Y por qué nos quejamos después. Los pueblos tienen los gobernantes que se merecen. A dónde iremos a llegar; al infinito de la ignorancia sumisa y al desconsuelo, al sufrimiento, la infelicidad postrada en el interior de cada uno de los sobrevivientes. Palos de ciego, como siempre. Y a pesar que lo escribimos terminamos como esos fantasmas extraños que dan miedo. Es una maldición, como el catoblepas poético: uno se consume; se come a sí mismo.



1 comentario:

  1. Hola EFraín, bienvenida tus crónicas se hacían extrañar, la razón de la ausencia es sumamente entendible por las experiencias propias de un recién casado, pero creo que vale la pena, porque algo aprendemos siempre en esta vida.
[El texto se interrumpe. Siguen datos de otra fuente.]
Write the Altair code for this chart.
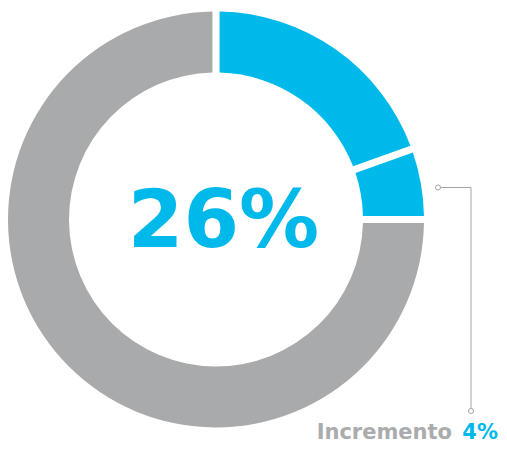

    Quiero rescatar la última parte de tu extensa crónica, es cierto los pueblos pueden tener los gobernantes que se merecen, pero esto es culpa de quienes teniendo la capacidad de hacer magisterio político no lo hacemos y si lo hacemos vemos que muchas veces es insuficiente. Nuestro país, tiene este 10 de abril la posibilidad de cambiar su destino, pero es necesario que te pongas en primera fila con tus opiniones al frente de los microfonos, sino después no nos quejemos de la clase de gobernantes que tenemos. Termino como empeze, bienvenido y deja la casa para la señora, sin que eso signifique que dejes de planchar, lavar el arroz menos de bañar el perro.